W Hepburn, Printer, Stationer and Book-binder, Chesham
It is clear from the report that remarkably the building costs were met entirely by the Baptists, who retained the freehold and let the premises to the Amersham British Schools Committee. This shows great determination and commitment by a fairly small body of people.
After that the running of the Schools is not mentioned in the Baptists’ Minute books and any information has to come from other sources.
[1] Centre for Buckinghamshire Studies, Minutes of Church Meetings 1832-1874 [Amersham Old Town Baptist] NB 1/2
[2] The British Baptist Reporter and Missionary Intelligencer, Feb 1861, p 40, announced his death ‘Nov. 7, at the house of his daughter at Hackney, Wm. Morten, Esq., of Amersham, aged 77 years. He had been for upwards of thirty-three years a deacon of the Baptist church at Amersham.’
[3] Many thanks are due to archivist Phaedra Casey and Sarah Trim-West for identifying relevant material in this very extensive collection and tirelessly producing heavy boxes which might contain a single relevant letter.

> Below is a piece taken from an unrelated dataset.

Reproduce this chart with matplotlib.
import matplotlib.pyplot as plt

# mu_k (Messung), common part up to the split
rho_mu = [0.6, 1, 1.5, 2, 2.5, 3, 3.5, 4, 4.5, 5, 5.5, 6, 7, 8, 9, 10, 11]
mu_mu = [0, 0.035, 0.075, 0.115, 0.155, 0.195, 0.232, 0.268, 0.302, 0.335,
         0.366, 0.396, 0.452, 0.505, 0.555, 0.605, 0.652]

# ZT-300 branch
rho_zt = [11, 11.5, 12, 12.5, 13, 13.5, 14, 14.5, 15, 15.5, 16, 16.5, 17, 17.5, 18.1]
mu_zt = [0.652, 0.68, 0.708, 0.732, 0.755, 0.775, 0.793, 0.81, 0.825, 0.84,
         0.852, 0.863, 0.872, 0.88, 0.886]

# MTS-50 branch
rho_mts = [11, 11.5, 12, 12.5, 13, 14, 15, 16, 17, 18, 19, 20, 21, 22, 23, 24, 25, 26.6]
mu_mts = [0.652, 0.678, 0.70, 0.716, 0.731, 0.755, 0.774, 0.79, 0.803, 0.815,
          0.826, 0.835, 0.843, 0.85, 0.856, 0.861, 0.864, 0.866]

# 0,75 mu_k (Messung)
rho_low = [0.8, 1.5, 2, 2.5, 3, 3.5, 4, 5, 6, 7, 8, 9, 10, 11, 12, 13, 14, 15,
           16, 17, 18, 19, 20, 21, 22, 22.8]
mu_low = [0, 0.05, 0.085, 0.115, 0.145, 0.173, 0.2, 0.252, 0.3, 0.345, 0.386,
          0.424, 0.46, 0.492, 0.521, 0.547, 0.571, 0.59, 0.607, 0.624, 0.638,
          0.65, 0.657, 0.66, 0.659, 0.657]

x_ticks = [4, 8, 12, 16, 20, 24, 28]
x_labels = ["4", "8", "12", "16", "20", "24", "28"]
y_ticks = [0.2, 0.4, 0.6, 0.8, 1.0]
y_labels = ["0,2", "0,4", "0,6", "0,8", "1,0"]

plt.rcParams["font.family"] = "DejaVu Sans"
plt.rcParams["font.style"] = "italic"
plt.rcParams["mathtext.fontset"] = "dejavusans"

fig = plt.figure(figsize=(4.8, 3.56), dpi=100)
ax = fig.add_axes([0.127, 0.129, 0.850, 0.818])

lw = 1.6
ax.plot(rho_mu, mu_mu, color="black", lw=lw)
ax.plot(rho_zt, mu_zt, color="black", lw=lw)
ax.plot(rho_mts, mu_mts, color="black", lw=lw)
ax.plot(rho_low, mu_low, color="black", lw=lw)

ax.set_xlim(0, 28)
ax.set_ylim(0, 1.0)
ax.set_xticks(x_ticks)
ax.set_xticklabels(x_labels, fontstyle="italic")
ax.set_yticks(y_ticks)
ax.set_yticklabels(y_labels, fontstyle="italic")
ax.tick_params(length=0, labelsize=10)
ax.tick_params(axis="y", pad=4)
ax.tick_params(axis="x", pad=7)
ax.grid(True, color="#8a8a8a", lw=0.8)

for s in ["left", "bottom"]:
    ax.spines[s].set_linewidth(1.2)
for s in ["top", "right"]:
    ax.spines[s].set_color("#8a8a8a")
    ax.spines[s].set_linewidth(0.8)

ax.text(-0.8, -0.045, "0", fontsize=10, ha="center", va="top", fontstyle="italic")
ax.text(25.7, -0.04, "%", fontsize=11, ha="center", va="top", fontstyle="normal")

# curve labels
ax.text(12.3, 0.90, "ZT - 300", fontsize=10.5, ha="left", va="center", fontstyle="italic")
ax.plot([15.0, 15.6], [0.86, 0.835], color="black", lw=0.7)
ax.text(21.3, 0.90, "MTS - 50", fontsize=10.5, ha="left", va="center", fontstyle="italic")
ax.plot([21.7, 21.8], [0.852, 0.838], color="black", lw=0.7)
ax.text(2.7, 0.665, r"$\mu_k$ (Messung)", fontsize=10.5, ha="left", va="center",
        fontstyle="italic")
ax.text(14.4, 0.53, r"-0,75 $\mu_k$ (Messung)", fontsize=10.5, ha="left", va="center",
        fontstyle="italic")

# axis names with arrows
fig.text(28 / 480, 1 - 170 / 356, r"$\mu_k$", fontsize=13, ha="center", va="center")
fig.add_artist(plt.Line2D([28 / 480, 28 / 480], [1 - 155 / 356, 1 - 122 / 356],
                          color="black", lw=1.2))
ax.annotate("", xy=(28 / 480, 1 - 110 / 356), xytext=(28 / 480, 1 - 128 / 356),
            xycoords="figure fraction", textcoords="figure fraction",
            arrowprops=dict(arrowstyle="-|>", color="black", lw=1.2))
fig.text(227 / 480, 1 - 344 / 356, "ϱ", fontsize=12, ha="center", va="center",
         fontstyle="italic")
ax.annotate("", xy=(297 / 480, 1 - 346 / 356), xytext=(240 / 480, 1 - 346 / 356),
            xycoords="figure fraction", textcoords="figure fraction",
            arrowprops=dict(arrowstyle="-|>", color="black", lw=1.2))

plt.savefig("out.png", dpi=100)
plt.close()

[4] BFSS/1/7/2/2/3/2. Ebenezer West served as Deacon of the Lower Baptist Meeting from 1837, according to the list of names of members of the Church recopied on 28 March 1861 into the Minute Book of the Lower Chapel. He was ‘dismissed’ in 1863, no doubt following the move to Caversham.
[5] This seems a good offer. Horace Mann, calculated that in 1851 ‘the average emolument of masters is £55 and of mistresses £31’, Census of Great Britain 1851. Education in Great Britain. Being the Official Report of Horace Mann, of Lincoln’s Inn, Esq., Barrister-at-Law, to George Graham, Esq., Registrar-General, London, 1854, p48
[6] Centre for Buckinghamshire Studies Minutes of Church Meetings 1832-1874 [Amersham Old Town Baptist] NB 1/2
[7] John Pyke Hullah (1812-1884) was a composer and teacher of music. He travelled abroad to investigate methods of teaching singing to large groups of people and adopted and modified a system based on a fixed ‘Do’. This was much used in schools.